At Tokyo Consulting Group, our presence in twenty countries in Asia and our extended network gives us an edge in the market. Our professional network, which comprises law firms, accounting firms, and chambers of commerce in each of these countries, gives us the necessary local hindsight required to perform M&A operations. The resources and knowledge that we have acquired through our experience and network place us at a top position to initiate, follow, and execute the required actions to achieve successful Mergers & Acquisitions.

Description

Acquiring a business for the purpose of creating a conglomerate or a quick sale and turning a profit is part of the allure of mergers and acquisitions. The organization thoroughly investigates the business dealings between the parties involved in either the merger or business acquisition. The proper documentation must be presented as well as the reason for the merger or business purchase. Stakeholders' concerns must be addressed because once the deal is finalized, all company debt and stakeholders' issues are inherited by the new ownership. Employees of the company being merged must either be fairly compensated, or offered a position within the blended company, re-trained, or referred to another company.

On the other hand, there are certain challenges faced by M&A operators. For instance, in certain countries, regulations prohibit the purchase of land or any type of property or business, making it impossible for M&A to develop.

Process

Going through an M&A deal can be an intimidating process (for both the mergers and acquisitions teams), but thankfully, this process follows consistent steps. Here's the step-by-step process that nearly every M&A deal follows:

1.Compile a target list

A list of suitable sellers or buyers is a must-have for a transaction to take place.

2.Contact the targets

Making a phone call and discussing the target's interest is important. Such discussions allow prospectors to gauge the target's interest level, and whether proceeding makes sense. Knowing how to make a pitch is an art, and being a buyer is actually far more difficult than being a seller.

3.Send/receive a teaser

The teaser (sometimes called an executive summary) is the document the seller sends the buyer to give him or her just enough information (product, customers, problem the company addresses, and some high-level financial details) to make the buyer want to learn more. The teaser is usually anonymous; that is, the buyer doesn't know which specific company is sending the document.

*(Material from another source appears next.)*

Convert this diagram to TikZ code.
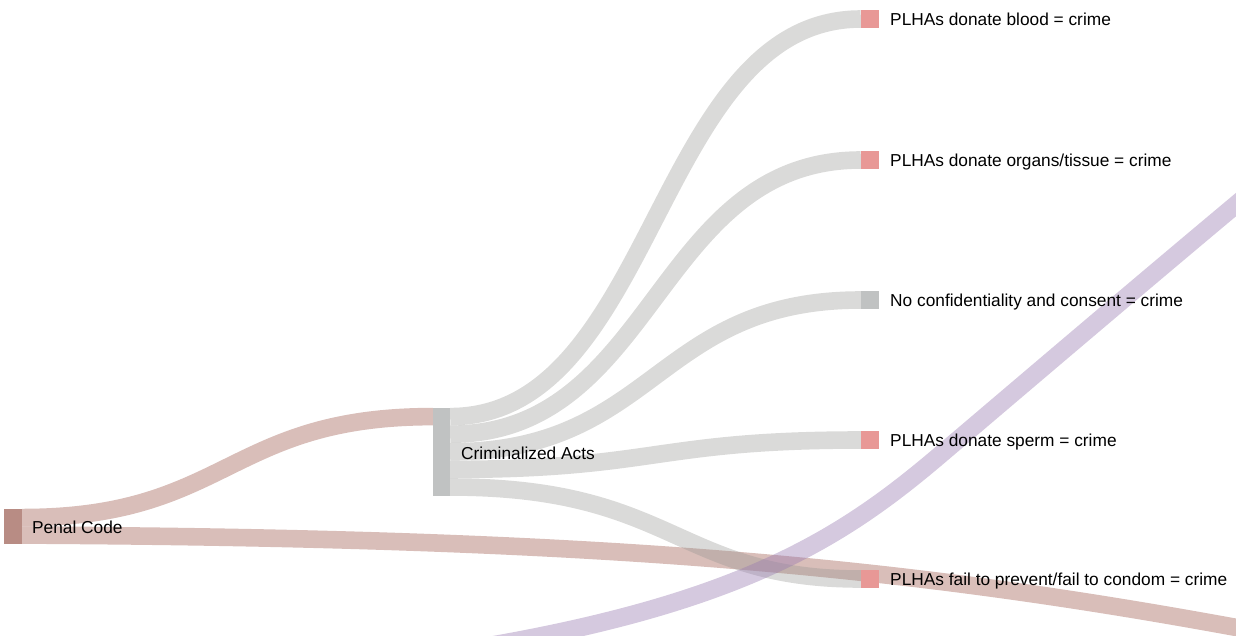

4.Sign a confidentiality agreement

Both sides agree to keep discussions and materials related to the deal confidential.

5.Send/review the Confidential Information Memorandum (CIM)

The CIM (or deal book) is the seller's bible, as it provides all the information (including company history, product descriptions, financial characteristics, etc.) the buyer needs in order to determine whether it is possible for him or her to make an offer.

6.Submit/solicit an Indication of Interest (IOI)

The buyer expresses interest in entering a deal by submitting this simple written offer, most often with a valuation range rather than a specific price.

7.Conduct management meetings

Buyer and Seller get a chance to meet face to face. Through these meetings, the provides the potential buyer with updates related to the business, as well as guidance for future performance. Additionally, both sides gauge their mutual compatibility.

8.Ask for or submit a Letter of Intent (LOI)

Based on the material in the CIM and on the updates from the management meetings, the buyer submits this detailed offer with a firm price.

9.Conduct due diligence

In the due diligence phase, the buyer closely examines the seller's books and records to confirm everything claimed by the seller.

10.Write the purchase agreement

Both parties materialize the deal in a legally binding contract. 11.Close the deal Both sides sign all required paperwork, the buyer gives the seller the money, and the seller gives him or her the company in return. 

12.Handle any post-closing adjustments and integration 

Closing isn't the end of the deal. Both the buyer and seller usually have some post-closing financial adjustments, and the buyer has to integrate the acquired company into the parent company or make sure it can continue to operate as a standalone business.